Passio laetitiae et felicitatis
Giugno 16, 2008 in Spettacoli da Roberto Canavesi
TORINO – Affrontare Giovanni Testori a teatro per un regista è sempre un’impresa improba, tanta è la forza di uno stile e di un linguaggio che non concede compromessi di alcun tipo e costringe chi dirige, al pari di chi interpreta, ad un confronto nudo e crudo con una delle drammaturgie più intense ed espressive del Novecento tutto: ecco perché il progetto che Valter Malosti realizza con la sua Passio laetitiae et felicitatis, in scena per il Festival delle Colline nella magica atmosfera della Cappella di Battu’ di Precetto Torinese, ha tanto il carattere di una sfida d’altri tempi.

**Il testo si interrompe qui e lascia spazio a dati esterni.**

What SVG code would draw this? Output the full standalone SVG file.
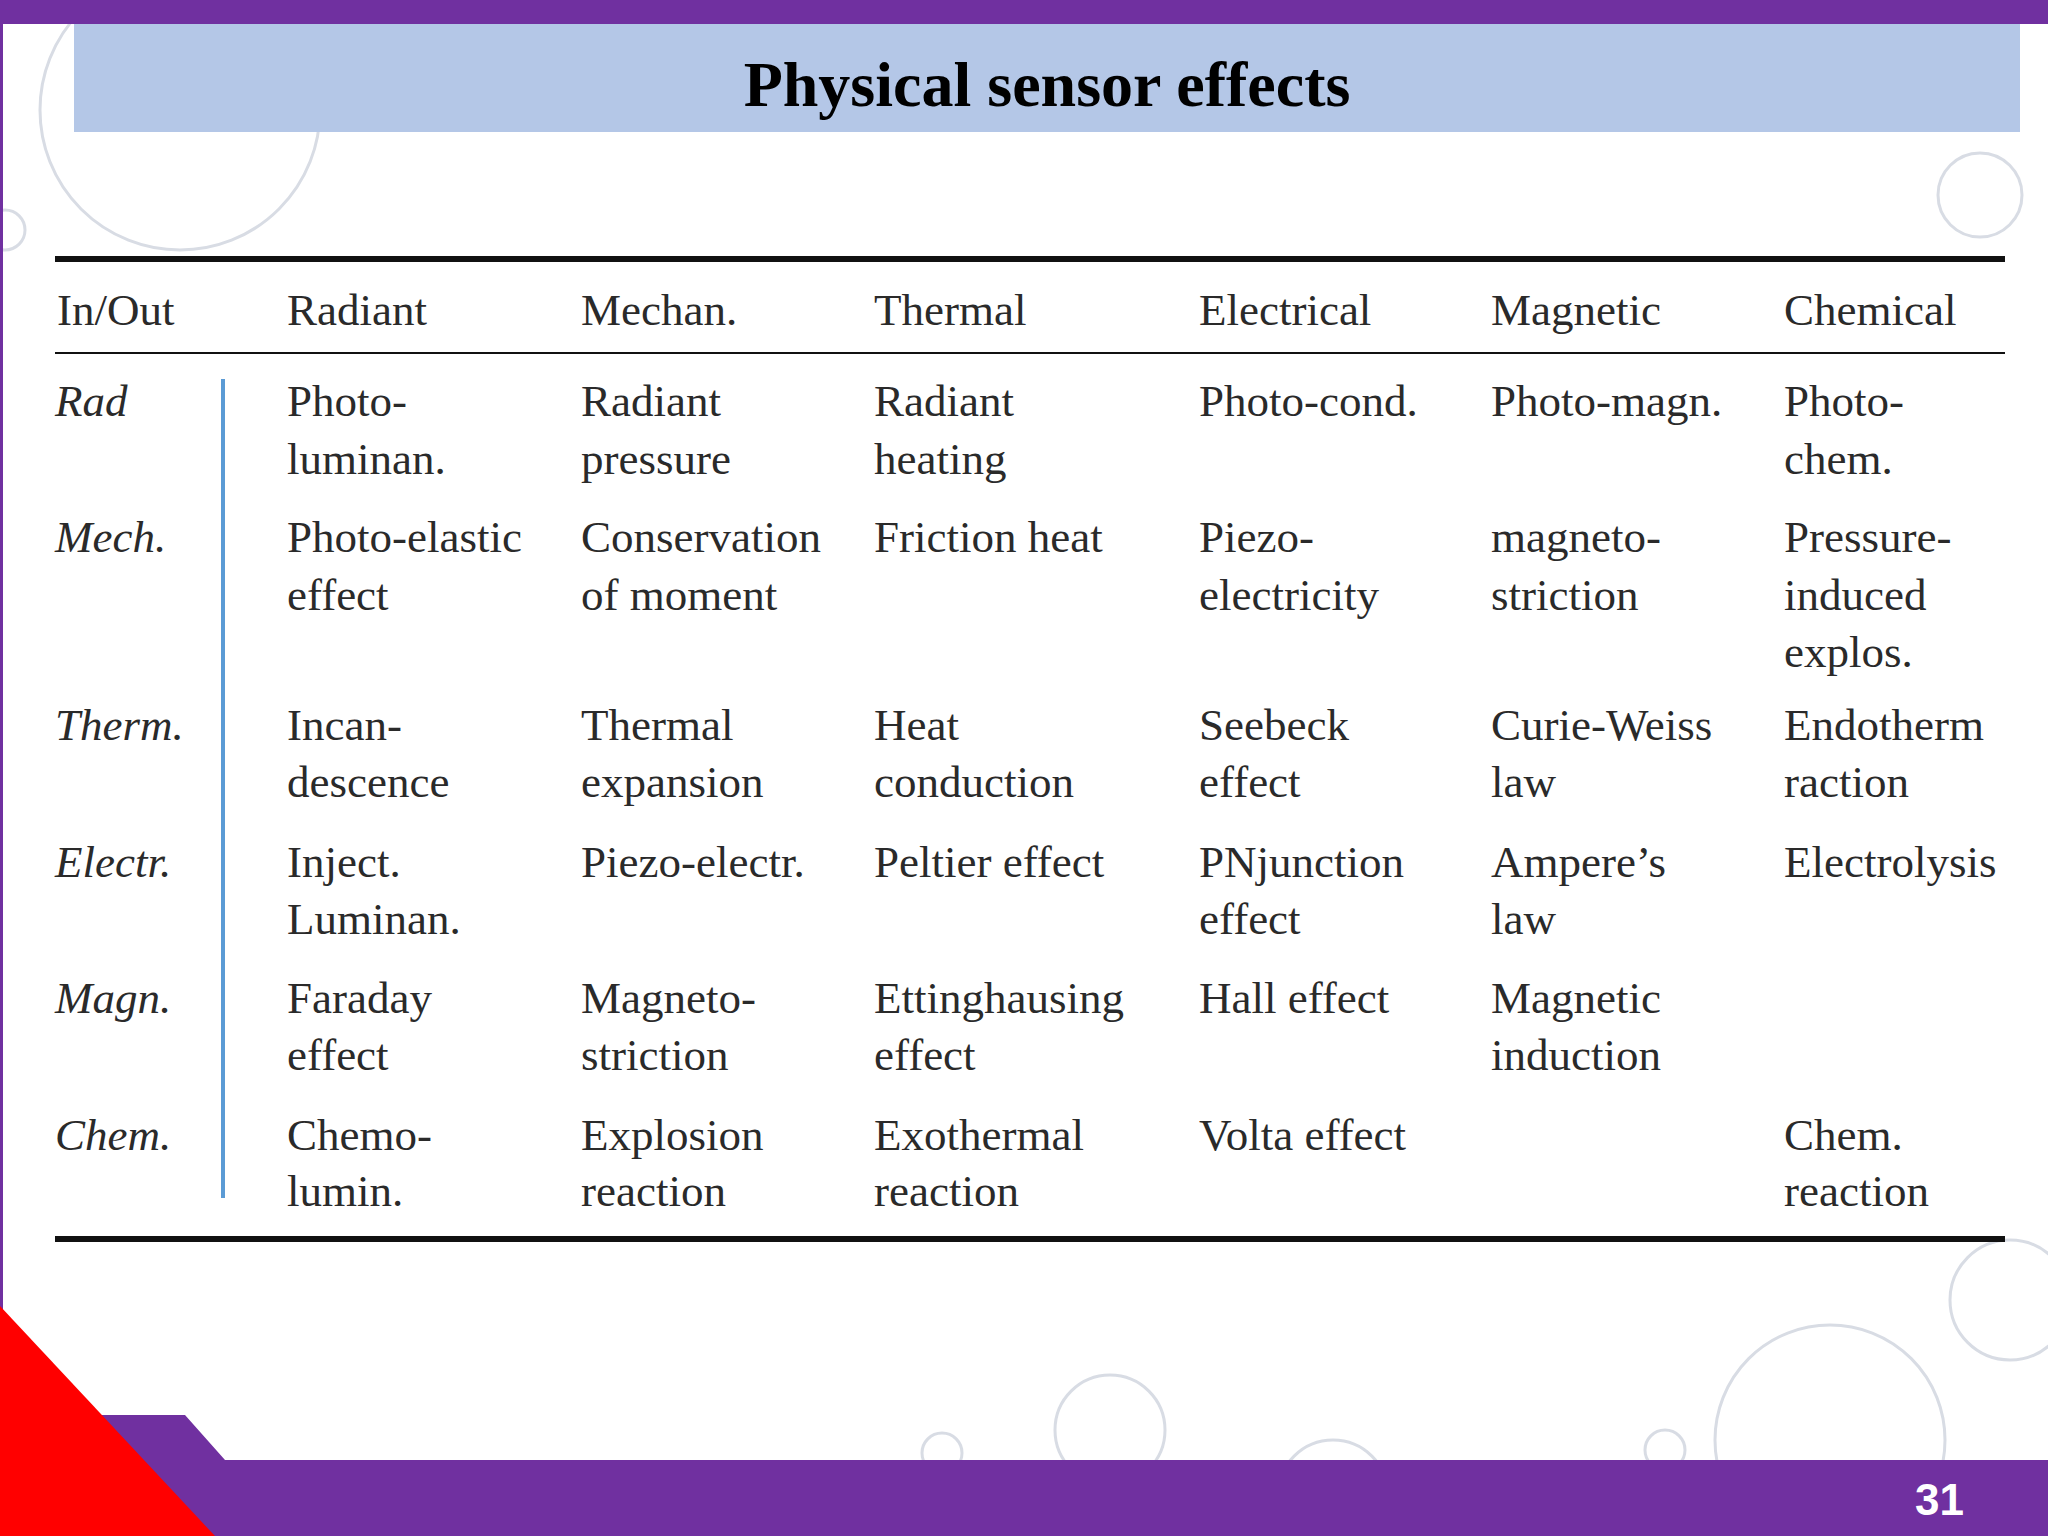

Pubblicata del 1975 sotto forma di romanzo, per l’occasione adattata per la scena dallo stesso regista torinese, la vicenda della Passio è una struggente pagina barocca, infarcita al solito da una cascata di latinismi e squarci dialettali lombardi: nel racconto di Felicita, monaca dopo una relazione incestuosa con il fratello poi morto in moto, lo spettatore si trova a vivere intensamente la di lei relazione con la giovane Letizia, una bambina con cui da vita ad un ménage di grande intensità erotica che, una volta scoperto, fa cadere il convento nella più cupa disperazione; un amore impossibile destinato a sfociare in tragedia con un omicidio-suicidio che Felicita attua dopo l’ultimo disperato abbraccio alla sua amata.
Mantenendosi rispettosamente fedele al dettato testoriano, Malosti, con grande intelligenza ed umiltà, si lascia guidare dall’indiscussa forza di una parola che sembra concepita per la scena, concedendosi solo una deviazione finale quando inserisce un appello allo spettatore che l’autore aveva cassato nella stesura definitiva: gli spazi della Chiesa dei Battu’, adattati da Carmelo Giammello in un’atmosfera pseudo-cimiteriale da racconti di Edgar Allan Poe, sono l’ideale cornice per la ricostruzione dell’insana passione, secondo un’idea d’amore “immorale e colpevole” rappresentata prima dal rapporto tra Felicita ed il fratello, e poi nelle sempre più continue, e carnali, affettuosità con Letizia. Un amore malato che sembra essere però essere un passaggio forzato per raggiungere la climax spirituale nell’abbraccio con Cristo, “l’attaccapanni cui appendere la giacchetta della mia esistenza”.
Giustamente a lungo applaudita la performance di un’emozionante Laura Marinoni e della bravissima Silvia Altrui, interprete dalle giovanissime fattezze ma già in grado di esprimere un’indubbia sensibilità artistica.